Dataset ->
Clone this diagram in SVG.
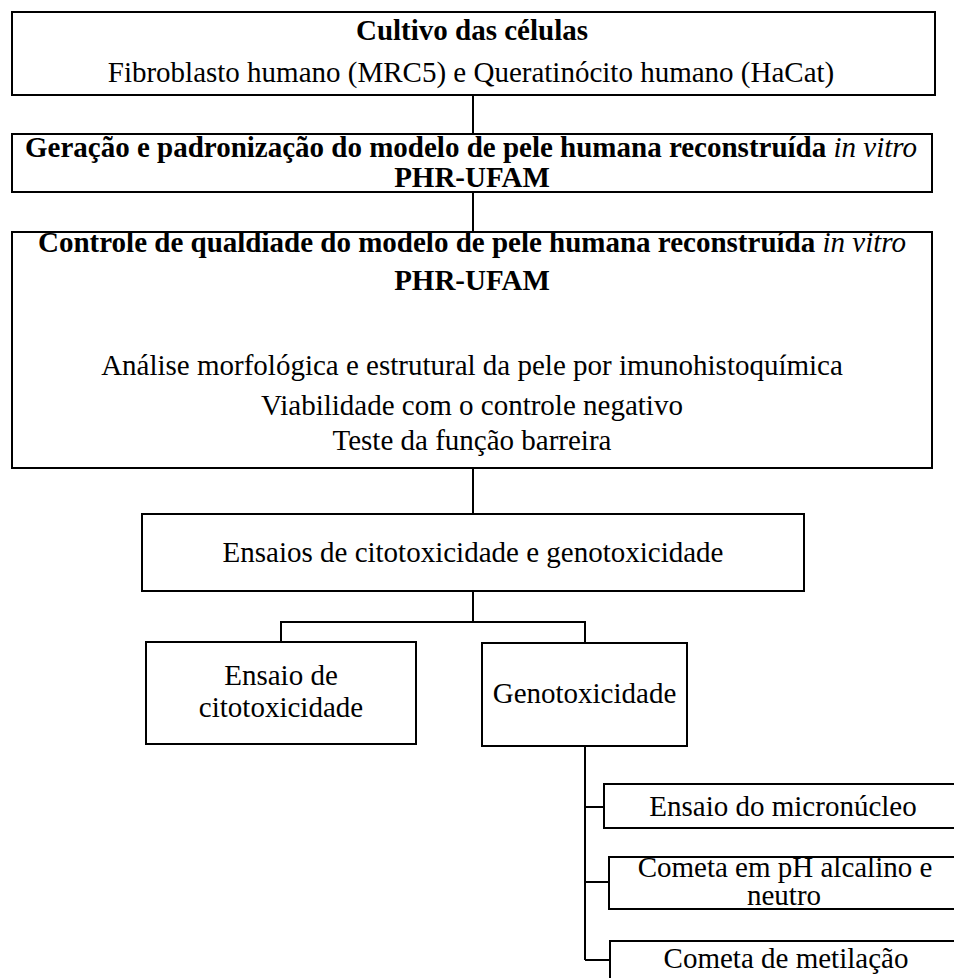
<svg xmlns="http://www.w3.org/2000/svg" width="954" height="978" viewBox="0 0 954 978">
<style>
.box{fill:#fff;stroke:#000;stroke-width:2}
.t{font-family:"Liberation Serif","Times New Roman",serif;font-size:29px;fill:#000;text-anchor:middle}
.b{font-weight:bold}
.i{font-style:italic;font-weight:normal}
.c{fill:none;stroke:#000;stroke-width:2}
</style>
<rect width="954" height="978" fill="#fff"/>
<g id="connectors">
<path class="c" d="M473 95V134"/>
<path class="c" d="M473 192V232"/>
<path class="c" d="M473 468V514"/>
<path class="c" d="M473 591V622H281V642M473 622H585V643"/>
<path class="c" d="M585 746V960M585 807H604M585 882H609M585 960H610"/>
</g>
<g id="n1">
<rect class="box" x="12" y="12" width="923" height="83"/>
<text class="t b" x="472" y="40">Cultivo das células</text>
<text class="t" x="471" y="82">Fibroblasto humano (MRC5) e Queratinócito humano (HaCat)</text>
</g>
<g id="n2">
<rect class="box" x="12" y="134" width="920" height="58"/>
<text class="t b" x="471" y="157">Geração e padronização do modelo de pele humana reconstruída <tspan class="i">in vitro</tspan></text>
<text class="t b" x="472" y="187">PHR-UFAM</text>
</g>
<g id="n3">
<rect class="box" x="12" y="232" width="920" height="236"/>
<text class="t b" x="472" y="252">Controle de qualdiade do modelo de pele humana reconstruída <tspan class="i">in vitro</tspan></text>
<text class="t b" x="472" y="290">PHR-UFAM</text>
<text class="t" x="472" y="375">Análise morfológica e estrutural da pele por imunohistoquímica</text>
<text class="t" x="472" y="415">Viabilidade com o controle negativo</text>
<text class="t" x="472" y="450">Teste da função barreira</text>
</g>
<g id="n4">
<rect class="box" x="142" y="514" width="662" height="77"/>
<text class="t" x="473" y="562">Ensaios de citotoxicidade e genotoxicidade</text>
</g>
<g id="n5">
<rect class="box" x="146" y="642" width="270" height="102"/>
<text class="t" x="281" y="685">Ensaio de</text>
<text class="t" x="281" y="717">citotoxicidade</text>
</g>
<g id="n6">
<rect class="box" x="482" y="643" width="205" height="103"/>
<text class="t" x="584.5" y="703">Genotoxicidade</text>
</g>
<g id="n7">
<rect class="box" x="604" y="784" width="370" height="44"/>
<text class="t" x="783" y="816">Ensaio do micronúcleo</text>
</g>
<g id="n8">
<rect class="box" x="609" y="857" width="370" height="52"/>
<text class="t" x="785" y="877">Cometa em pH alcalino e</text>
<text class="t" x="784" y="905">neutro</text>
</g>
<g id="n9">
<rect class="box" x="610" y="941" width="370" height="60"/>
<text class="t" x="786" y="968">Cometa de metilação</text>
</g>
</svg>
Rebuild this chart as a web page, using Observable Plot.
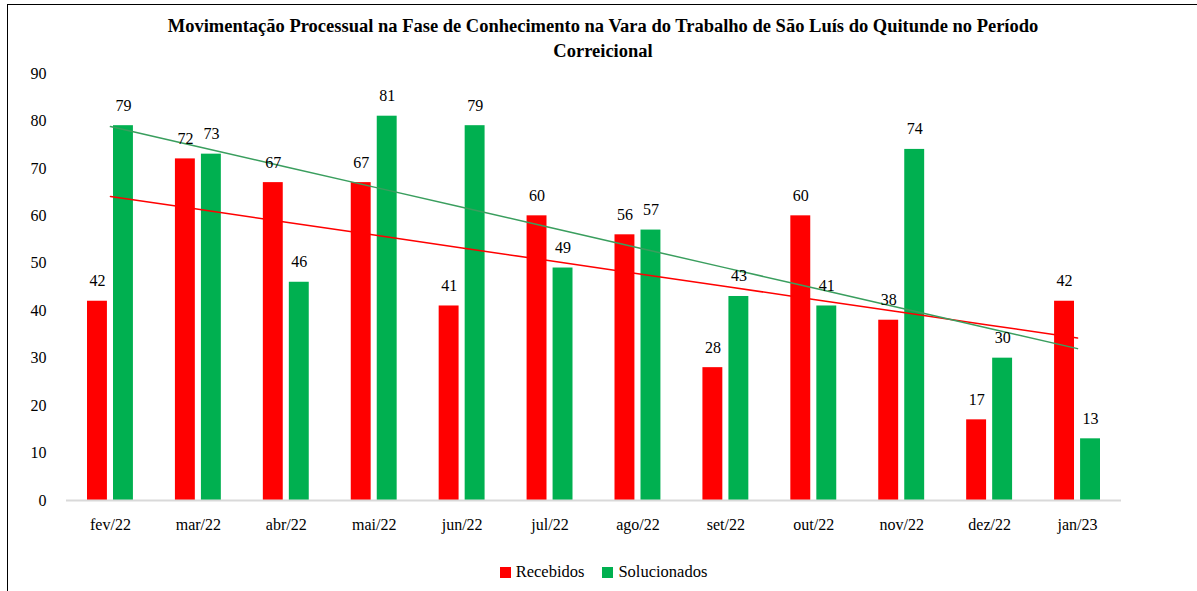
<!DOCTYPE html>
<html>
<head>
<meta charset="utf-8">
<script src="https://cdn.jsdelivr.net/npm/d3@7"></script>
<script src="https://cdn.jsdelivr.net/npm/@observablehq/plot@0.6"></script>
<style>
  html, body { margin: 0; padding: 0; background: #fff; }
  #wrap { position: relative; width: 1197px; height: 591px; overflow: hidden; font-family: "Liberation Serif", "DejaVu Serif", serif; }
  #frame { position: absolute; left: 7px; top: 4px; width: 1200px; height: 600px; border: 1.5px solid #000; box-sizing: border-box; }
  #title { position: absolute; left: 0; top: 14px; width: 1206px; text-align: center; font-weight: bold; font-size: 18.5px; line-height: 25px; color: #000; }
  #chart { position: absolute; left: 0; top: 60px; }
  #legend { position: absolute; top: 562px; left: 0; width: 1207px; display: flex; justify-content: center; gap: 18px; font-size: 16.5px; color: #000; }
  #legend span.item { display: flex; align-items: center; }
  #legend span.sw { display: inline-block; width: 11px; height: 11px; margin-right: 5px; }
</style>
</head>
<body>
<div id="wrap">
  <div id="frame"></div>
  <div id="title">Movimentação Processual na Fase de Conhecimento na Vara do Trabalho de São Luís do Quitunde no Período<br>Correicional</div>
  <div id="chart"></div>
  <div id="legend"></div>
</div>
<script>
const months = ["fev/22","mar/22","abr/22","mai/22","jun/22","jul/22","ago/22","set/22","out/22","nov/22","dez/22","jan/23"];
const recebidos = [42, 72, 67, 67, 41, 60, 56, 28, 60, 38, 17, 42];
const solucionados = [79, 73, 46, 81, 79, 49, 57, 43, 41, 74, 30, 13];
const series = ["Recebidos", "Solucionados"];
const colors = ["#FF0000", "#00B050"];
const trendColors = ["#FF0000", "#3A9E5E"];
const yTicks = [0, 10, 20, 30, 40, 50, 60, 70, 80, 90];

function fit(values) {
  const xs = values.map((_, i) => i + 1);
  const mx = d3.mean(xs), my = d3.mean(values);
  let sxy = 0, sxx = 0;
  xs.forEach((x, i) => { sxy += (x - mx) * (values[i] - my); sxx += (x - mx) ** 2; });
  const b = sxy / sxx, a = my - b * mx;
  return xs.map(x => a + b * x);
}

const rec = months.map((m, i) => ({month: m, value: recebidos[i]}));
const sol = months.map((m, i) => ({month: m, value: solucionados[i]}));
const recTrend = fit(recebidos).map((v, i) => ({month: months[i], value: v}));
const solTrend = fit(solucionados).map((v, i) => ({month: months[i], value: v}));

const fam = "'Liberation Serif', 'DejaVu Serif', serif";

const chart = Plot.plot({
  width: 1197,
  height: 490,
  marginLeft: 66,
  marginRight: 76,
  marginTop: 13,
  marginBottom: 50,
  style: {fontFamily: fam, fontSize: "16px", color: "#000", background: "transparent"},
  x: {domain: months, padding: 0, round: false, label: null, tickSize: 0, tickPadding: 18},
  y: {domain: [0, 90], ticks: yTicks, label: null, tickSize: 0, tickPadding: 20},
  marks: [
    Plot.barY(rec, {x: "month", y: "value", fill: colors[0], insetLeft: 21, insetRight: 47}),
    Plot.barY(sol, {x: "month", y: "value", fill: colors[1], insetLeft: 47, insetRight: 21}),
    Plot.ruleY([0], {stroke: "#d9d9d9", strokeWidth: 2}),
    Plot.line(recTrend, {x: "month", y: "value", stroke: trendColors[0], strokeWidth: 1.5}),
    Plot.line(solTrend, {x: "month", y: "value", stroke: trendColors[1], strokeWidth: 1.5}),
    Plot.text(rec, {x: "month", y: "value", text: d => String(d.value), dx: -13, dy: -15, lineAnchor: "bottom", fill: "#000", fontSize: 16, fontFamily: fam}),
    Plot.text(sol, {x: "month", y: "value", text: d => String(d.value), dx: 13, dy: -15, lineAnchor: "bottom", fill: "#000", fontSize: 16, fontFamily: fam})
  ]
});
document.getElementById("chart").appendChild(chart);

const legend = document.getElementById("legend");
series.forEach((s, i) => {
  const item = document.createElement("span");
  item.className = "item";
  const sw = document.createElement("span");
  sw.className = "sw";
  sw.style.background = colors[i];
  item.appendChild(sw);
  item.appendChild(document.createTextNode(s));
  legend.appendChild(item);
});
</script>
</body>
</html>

Objective ->
All of the data above should be transcribed verbatim, with pictures omitted.

Exercise answer ->
Clone this diagram in SVG.
<svg xmlns="http://www.w3.org/2000/svg" width="954" height="978" viewBox="0 0 954 978">
<style>
.box{fill:#fff;stroke:#000;stroke-width:2}
.t{font-family:"Liberation Serif","Times New Roman",serif;font-size:29px;fill:#000;text-anchor:middle}
.b{font-weight:bold}
.i{font-style:italic;font-weight:normal}
.c{fill:none;stroke:#000;stroke-width:2}
</style>
<rect width="954" height="978" fill="#fff"/>
<g id="connectors">
<path class="c" d="M473 95V134"/>
<path class="c" d="M473 192V232"/>
<path class="c" d="M473 468V514"/>
<path class="c" d="M473 591V622H281V642M473 622H585V643"/>
<path class="c" d="M585 746V960M585 807H604M585 882H609M585 960H610"/>
</g>
<g id="n1">
<rect class="box" x="12" y="12" width="923" height="83"/>
<text class="t b" x="472" y="40">Cultivo das células</text>
<text class="t" x="471" y="82">Fibroblasto humano (MRC5) e Queratinócito humano (HaCat)</text>
</g>
<g id="n2">
<rect class="box" x="12" y="134" width="920" height="58"/>
<text class="t b" x="471" y="157">Geração e padronização do modelo de pele humana reconstruída <tspan class="i">in vitro</tspan></text>
<text class="t b" x="472" y="187">PHR-UFAM</text>
</g>
<g id="n3">
<rect class="box" x="12" y="232" width="920" height="236"/>
<text class="t b" x="472" y="252">Controle de qualdiade do modelo de pele humana reconstruída <tspan class="i">in vitro</tspan></text>
<text class="t b" x="472" y="290">PHR-UFAM</text>
<text class="t" x="472" y="375">Análise morfológica e estrutural da pele por imunohistoquímica</text>
<text class="t" x="472" y="415">Viabilidade com o controle negativo</text>
<text class="t" x="472" y="450">Teste da função barreira</text>
</g>
<g id="n4">
<rect class="box" x="142" y="514" width="662" height="77"/>
<text class="t" x="473" y="562">Ensaios de citotoxicidade e genotoxicidade</text>
</g>
<g id="n5">
<rect class="box" x="146" y="642" width="270" height="102"/>
<text class="t" x="281" y="685">Ensaio de</text>
<text class="t" x="281" y="717">citotoxicidade</text>
</g>
<g id="n6">
<rect class="box" x="482" y="643" width="205" height="103"/>
<text class="t" x="584.5" y="703">Genotoxicidade</text>
</g>
<g id="n7">
<rect class="box" x="604" y="784" width="370" height="44"/>
<text class="t" x="783" y="816">Ensaio do micronúcleo</text>
</g>
<g id="n8">
<rect class="box" x="609" y="857" width="370" height="52"/>
<text class="t" x="785" y="877">Cometa em pH alcalino e</text>
<text class="t" x="784" y="905">neutro</text>
</g>
<g id="n9">
<rect class="box" x="610" y="941" width="370" height="60"/>
<text class="t" x="786" y="968">Cometa de metilação</text>
</g>
</svg>
Rebuild this chart as a web page, using Observable Plot.
<!DOCTYPE html>
<html>
<head>
<meta charset="utf-8">
<script src="https://cdn.jsdelivr.net/npm/d3@7"></script>
<script src="https://cdn.jsdelivr.net/npm/@observablehq/plot@0.6"></script>
<style>
  html, body { margin: 0; padding: 0; background: #fff; }
  #wrap { position: relative; width: 1197px; height: 591px; overflow: hidden; font-family: "Liberation Serif", "DejaVu Serif", serif; }
  #frame { position: absolute; left: 7px; top: 4px; width: 1200px; height: 600px; border: 1.5px solid #000; box-sizing: border-box; }
  #title { position: absolute; left: 0; top: 14px; width: 1206px; text-align: center; font-weight: bold; font-size: 18.5px; line-height: 25px; color: #000; }
  #chart { position: absolute; left: 0; top: 60px; }
  #legend { position: absolute; top: 562px; left: 0; width: 1207px; display: flex; justify-content: center; gap: 18px; font-size: 16.5px; color: #000; }
  #legend span.item { display: flex; align-items: center; }
  #legend span.sw { display: inline-block; width: 11px; height: 11px; margin-right: 5px; }
</style>
</head>
<body>
<div id="wrap">
  <div id="frame"></div>
  <div id="title">Movimentação Processual na Fase de Conhecimento na Vara do Trabalho de São Luís do Quitunde no Período<br>Correicional</div>
  <div id="chart"></div>
  <div id="legend"></div>
</div>
<script>
const months = ["fev/22","mar/22","abr/22","mai/22","jun/22","jul/22","ago/22","set/22","out/22","nov/22","dez/22","jan/23"];
const recebidos = [42, 72, 67, 67, 41, 60, 56, 28, 60, 38, 17, 42];
const solucionados = [79, 73, 46, 81, 79, 49, 57, 43, 41, 74, 30, 13];
const series = ["Recebidos", "Solucionados"];
const colors = ["#FF0000", "#00B050"];
const trendColors = ["#FF0000", "#3A9E5E"];
const yTicks = [0, 10, 20, 30, 40, 50, 60, 70, 80, 90];

function fit(values) {
  const xs = values.map((_, i) => i + 1);
  const mx = d3.mean(xs), my = d3.mean(values);
  let sxy = 0, sxx = 0;
  xs.forEach((x, i) => { sxy += (x - mx) * (values[i] - my); sxx += (x - mx) ** 2; });
  const b = sxy / sxx, a = my - b * mx;
  return xs.map(x => a + b * x);
}

const rec = months.map((m, i) => ({month: m, value: recebidos[i]}));
const sol = months.map((m, i) => ({month: m, value: solucionados[i]}));
const recTrend = fit(recebidos).map((v, i) => ({month: months[i], value: v}));
const solTrend = fit(solucionados).map((v, i) => ({month: months[i], value: v}));

const fam = "'Liberation Serif', 'DejaVu Serif', serif";

const chart = Plot.plot({
  width: 1197,
  height: 490,
  marginLeft: 66,
  marginRight: 76,
  marginTop: 13,
  marginBottom: 50,
  style: {fontFamily: fam, fontSize: "16px", color: "#000", background: "transparent"},
  x: {domain: months, padding: 0, round: false, label: null, tickSize: 0, tickPadding: 18},
  y: {domain: [0, 90], ticks: yTicks, label: null, tickSize: 0, tickPadding: 20},
  marks: [
    Plot.barY(rec, {x: "month", y: "value", fill: colors[0], insetLeft: 21, insetRight: 47}),
    Plot.barY(sol, {x: "month", y: "value", fill: colors[1], insetLeft: 47, insetRight: 21}),
    Plot.ruleY([0], {stroke: "#d9d9d9", strokeWidth: 2}),
    Plot.line(recTrend, {x: "month", y: "value", stroke: trendColors[0], strokeWidth: 1.5}),
    Plot.line(solTrend, {x: "month", y: "value", stroke: trendColors[1], strokeWidth: 1.5}),
    Plot.text(rec, {x: "month", y: "value", text: d => String(d.value), dx: -13, dy: -15, lineAnchor: "bottom", fill: "#000", fontSize: 16, fontFamily: fam}),
    Plot.text(sol, {x: "month", y: "value", text: d => String(d.value), dx: 13, dy: -15, lineAnchor: "bottom", fill: "#000", fontSize: 16, fontFamily: fam})
  ]
});
document.getElementById("chart").appendChild(chart);

const legend = document.getElementById("legend");
series.forEach((s, i) => {
  const item = document.createElement("span");
  item.className = "item";
  const sw = document.createElement("span");
  sw.className = "sw";
  sw.style.background = colors[i];
  item.appendChild(sw);
  item.appendChild(document.createTextNode(s));
  legend.appendChild(item);
});
</script>
</body>
</html>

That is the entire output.